You can’t put a cost on safety – or so the saying goes.

But actually the cost of weapons and warheads can run into many, many billions and often becomes central to a huge debate when a country’s budget is stretched.

The issue of costly missiles is back in the headlines as the conflict in the Red Sea rages on.

HMS Diamond deployed its £1m a piece Sea Viper missiles to shoot down Iranian-backed Houthi drones.

UK and US naval forces managed to repel Yemen’s Houthi rebels in the Red Sea according to Defence Secretary Grant Shapps.

Military analyst Michael Clarke says that he would expect nothing less from as the Sea Viper missiles costing £1m each.

He said that when a Sea Viper is fired “it seems to explode out of the deck” adding “and it doesn’t miss.”

But what is the world’s most costly missile?

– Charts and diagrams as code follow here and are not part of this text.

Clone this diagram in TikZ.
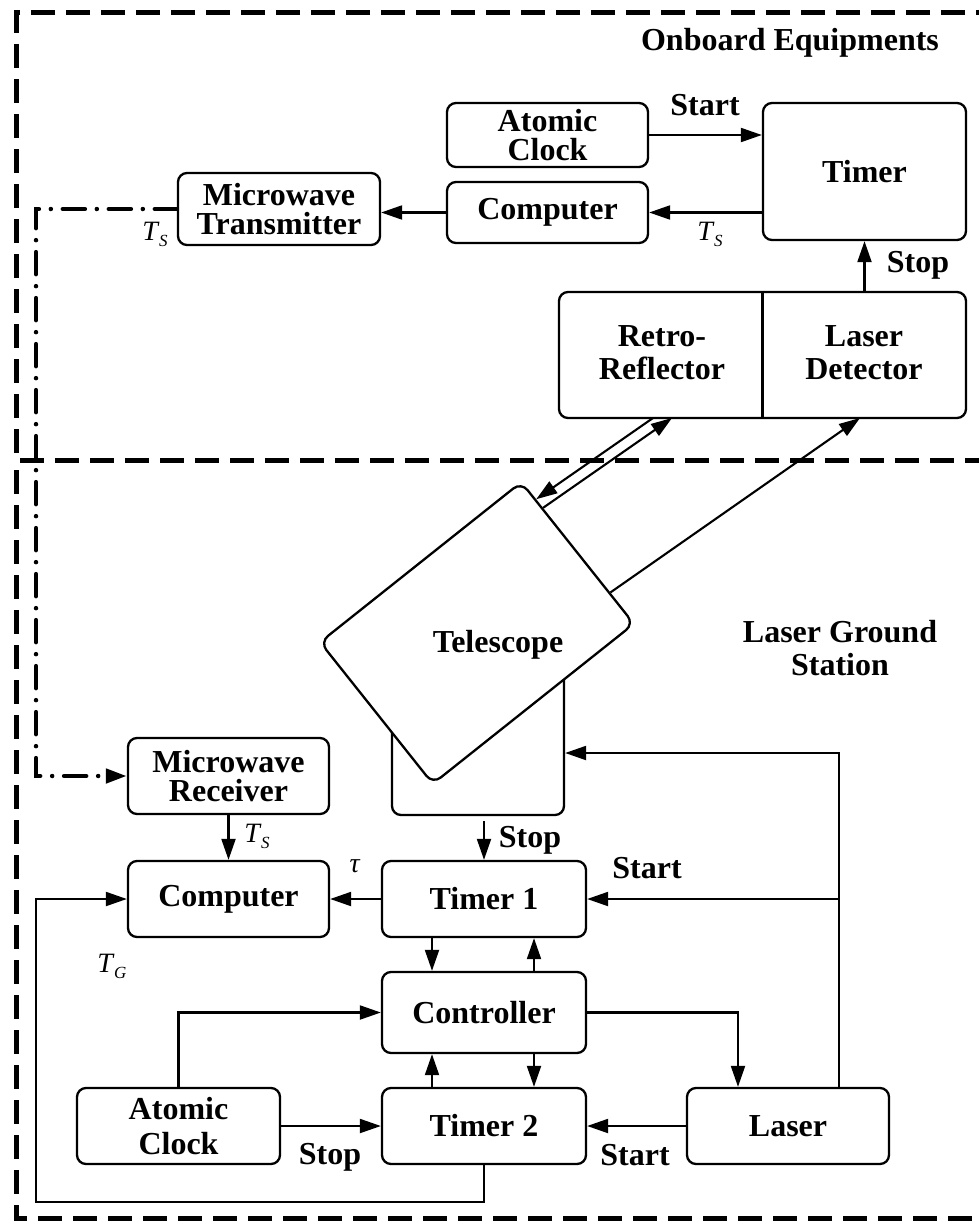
\documentclass[tikz,border=0pt]{standalone}
\usepackage{fontspec}
\setmainfont{Liberation Serif}
\usetikzlibrary{arrows.meta,calc}
\newcommand\mysubT[1]{\textit{T}\kern-0.5pt\raisebox{-6pt}{\fontsize{17}{17}\selectfont\textit{#1}}}
\begin{document}
\begin{tikzpicture}[x=1pt,y=-1pt,
  box/.style={draw,line width=2.3pt,rounded corners=9pt,inner sep=0pt,align=center,font=\bfseries\fontsize{32}{33}\selectfont},
  conn/.style={line width=2.1pt},
  arr/.style={conn,-{Triangle[length=21pt,width=14pt]}},
  lbl/.style={font=\bfseries\fontsize{32}{33}\selectfont,inner sep=0pt,align=center},
  sym/.style={font=\fontsize{28}{30}\selectfont,inner sep=0pt},
  region/.style={line width=5pt,dash pattern=on 24pt off 11pt},
  wireless/.style={line width=4.5pt,line cap=round,dash pattern=on 22pt off 12pt on 0pt off 12pt}
]
\clip (0,0) rectangle (979,1223);
\useasboundingbox (0,0) rectangle (979,1223);
\fill[white] (0,0) rectangle (979,1223);

% regions
\draw[region] (1000,13) -- (16,13) -- (16,460) -- (1000,460);
\draw[region] (16,470) -- (16,1218) -- (1000,1218);
\node[lbl] (onb) at (790,43) {Onboard Equipments};
\node[lbl] (lgs) at (840,648) {Laser Ground\\Station};

% onboard nodes
\node[box,minimum width=201,minimum height=64] (ac) at (547.5,135) {Atomic\\[-4pt]Clock};
\node[box,minimum width=201,minimum height=61] (cp) at (547.5,212.5) {Computer};
\node[box,minimum width=203,minimum height=137] (tm) at (864.5,171.5) {Timer};
\node[box,minimum width=202,minimum height=72] (mt) at (279,209) {Microwave\\[-4pt]Transmitter};
\node[box,minimum width=407,minimum height=126] (ob) at (762.5,355) {};
\draw[line width=2.3pt] (ob.north) -- (ob.south);
\node[lbl] (retro) at (662,353) {Retro-\\Reflector};
\node[lbl] (det) at (864,353) {Laser\\Detector};

\draw[arr] (ac.east) -- (ac.east -| tm.west);
\node[lbl] (st1) at (705,105) {Start};
\draw[arr] (tm.west |- cp.east) -- (cp.east);
\node[sym] (ts1) at (710,234) {\mysubT{S}};
\draw[arr] (cp.west) -- (cp.west -| mt.east);
\node[sym] (ts2) at (155,234) {\mysubT{S}};
\draw[arr] (tm.south |- ob.north) -- (tm.south);
\node[lbl] (sp1) at (918,265) {Stop};

% ground: telescope
\node[box,minimum width=172,minimum height=155] (mount) at (478,737.5) {};
\node[draw,line width=2.3pt,rounded corners=10pt,fill=white,rotate=38.5,minimum width=257,minimum height=181,inner sep=0pt] (tel) at (477,633) {};
\node[lbl] (telt) at (498,645) {Telescope};

\coordinate (ta) at ($(tel.north east)!0.13!(tel.south east)$);
\coordinate (tb) at ($(tel.north east)!0.19!(tel.south east)$);
\coordinate (tc) at ($(tel.north east)!0.78!(tel.south east)$);
\coordinate (ra) at (653,418);
\coordinate (rb) at (672,418);
\coordinate (rc) at (860,418);
\draw[arr] (ra) -- (ta);
\draw[arr] (tb) -- (rb);
\draw[arr] (tc) -- (rc);

% ground nodes
\node[box,minimum width=201,minimum height=76] (mr) at (228.5,776) {Microwave\\[-4pt]Receiver};
\node[box,minimum width=201,minimum height=76] (cb) at (228.5,899) {Computer};
\node[box,minimum width=204,minimum height=76] (t1) at (484,899) {Timer 1};
\node[box,minimum width=204,minimum height=81] (ctrl) at (484,1012.5) {Controller};
\node[box,minimum width=204,minimum height=76] (t2) at (484,1126) {Timer 2};
\node[box,minimum width=203,minimum height=76] (acb) at (178.5,1126) {Atomic\\[2pt]Clock};
\node[box,minimum width=202,minimum height=76] (laser) at (788,1126) {Laser};

% wireless link
\coordinate (wd) at (36,776);
\draw[wireless,-{Triangle[length=21pt,width=14pt]}] (mt.west) -| (wd) -- (mr.west);

\draw[arr] (mr.south) -- (cb.north);
\node[sym] (ts3) at (257,836) {\mysubT{S}};
\draw[arr] (t1.west) -- (cb.east);
\node[sym] (tau) at (355,866) {\textit{τ}};
\node[sym] (tg) at (112,966) {\mysubT{G}};

\draw[arr] ([yshift=-5pt]mount.south -| t1.north) -- (t1.north);
\node[lbl] (sp2) at (530,840) {Stop};

\draw[arr] ([xshift=-52pt]t1.south) -- ([xshift=-52pt]ctrl.north);
\draw[arr] ([xshift=50pt]ctrl.north) -- ([xshift=50pt]t1.south);
\draw[arr] ([xshift=-52pt]t2.north) -- ([xshift=-52pt]ctrl.south);
\draw[arr] ([xshift=50pt]ctrl.south) -- ([xshift=50pt]t2.north);

\draw[arr] (acb.north) |- (ctrl.west);
\draw[arr] (acb.east) -- (t2.west);
\node[lbl] (sp3) at (330,1157) {Stop};
\draw[arr] (laser.west) -- (t2.east);
\node[lbl] (st3) at (635,1155) {Start};
\draw[arr] (ctrl.east) -| ([xshift=-50pt]laser.north);

\coordinate (lu) at ([xshift=51pt]laser.north);
\draw[arr] (lu) |- ([yshift=-15.5pt]mount.east);
\draw[arr] (t1.east -| lu) -- (t1.east);
\node[lbl] (st2) at (647,868) {Start};

\coordinate (lc) at (36,1202);
\draw[arr] (t2.south) |- (lc) |- (cb.west);
\end{tikzpicture}
\end{document}
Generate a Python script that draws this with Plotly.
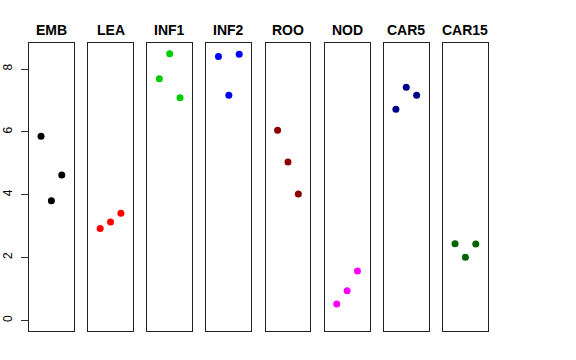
import plotly.graph_objects as go

W, H = 576, 360

groups = ["EMB", "LEA", "INF1", "INF2", "ROO", "NOD", "CAR5", "CAR15"]
colors = ["#000000", "#FF0000", "#00CD00", "#0000FF", "#8B0000", "#FF00FF", "#00008B", "#006400"]
replicate = [1, 2, 3]
values = {
    "EMB":   [5.86, 3.81, 4.63],
    "LEA":   [2.92, 3.13, 3.41],
    "INF1":  [7.69, 8.49, 7.09],
    "INF2":  [8.40, 7.17, 8.47],
    "ROO":   [6.05, 5.04, 4.02],
    "NOD":   [0.52, 0.94, 1.57],
    "CAR5":  [6.72, 7.42, 7.17],
    "CAR15": [2.44, 2.01, 2.43],
}
yticks = [0, 2, 4, 6, 8]

fig = go.Figure()

left0, pw = 29.0, 44.8
step = (443.0 - 29.0) / 7.0
y_top, y_bot = 43.0, 331.0
ymax = 8.49
ext = 0.04 * ymax
yrange = [0 - ext, ymax + ext]

for i, g in enumerate(groups):
    n = i + 1
    xa = "x" if n == 1 else f"x{n}"
    ya = "y" if n == 1 else f"y{n}"
    fig.add_trace(go.Scatter(
        x=replicate, y=values[g], mode="markers",
        marker=dict(color=colors[i], size=7),
        xaxis=xa, yaxis=ya, showlegend=False, hoverinfo="skip"))
    x0 = left0 + i * step
    dom = [x0 / W, (x0 + pw) / W]
    xkey = "xaxis" if n == 1 else f"xaxis{n}"
    ykey = "yaxis" if n == 1 else f"yaxis{n}"
    fig.update_layout(**{
        xkey: dict(domain=dom, range=[-0.16, 4.16], showgrid=False, zeroline=False,
                   showticklabels=False, ticks="", showline=True, mirror=True,
                   linecolor="#222222", linewidth=1, anchor=ya, fixedrange=True,
                   automargin=False),
        ykey: dict(domain=[1 - y_bot / H, 1 - y_top / H], range=yrange, showgrid=False,
                   zeroline=False, showline=True, mirror=True, linecolor="#222222",
                   linewidth=1, anchor=xa, automargin=False,
                   showticklabels=(n == 1), ticks="outside" if n == 1 else "",
                   tickvals=yticks if n == 1 else None, ticklen=7, tickcolor="#333333",
                   tickangle=-90, ticklabelstandoff=4,
                   tickfont=dict(family="Liberation Sans", size=12, color="#000000"),
                   fixedrange=True),
    })
    fig.add_annotation(x=(x0 + pw / 2) / W, y=1 - 29.5 / H, xref="paper", yref="paper",
                       text=f"<b>{g}</b>", showarrow=False, xanchor="center", yanchor="middle",
                       font=dict(family="Liberation Sans", size=14, color="#000000"))

fig.update_layout(width=W, height=H, margin=dict(l=0, r=0, t=0, b=0),
                  plot_bgcolor="white", paper_bgcolor="white")

fig.write_html("out.html", config={"displayModeBar": False},
               post_script="document.body.style.margin='0px';document.body.style.padding='0px';")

It seems that perhaps dubious accolade belongs to the Trident missile – at which estimates in the past have put at $70m (around £55m) each. This figure comes from a US 2012 ‘cost of war’ analysis.

So what is Trident?

The Campaign for Nuclear Disarmament explains more. It said: “Trident is Britain’s nuclear weapons system.

“It is made up of four nuclear submarines.

“Each sub carries up to eight missiles on board, and each missile carries up to five nuclear bombs – or warheads – on top.”

Just how powerful are the missiles? 

The website also explains more on the capabilities of the weapons.

It added: “Each of these bombs is around eight times as destructive as the bomb which flattened Hiroshima in 1945, killing over 140,000 civilians.

“One Trident submarine patrols the seas at all times.”

And according to reports Britain has now increased the number of warheads each Trident nuclear missile carries as part of a precautionary measure in the face of growing threats from Russia.

What next for Trident and its missiles?

In a vote in July 2016 the House of Commons approved the decision to maintain the UK’s nuclear deterrent beyond the early 2030s.

After almost a decade of work on the project, that vote enabled the programme to move forward into its “manufacturing phase”.

This will see the construction of four new Dreadnought class ballistic missile submarines entering service in the 2030s.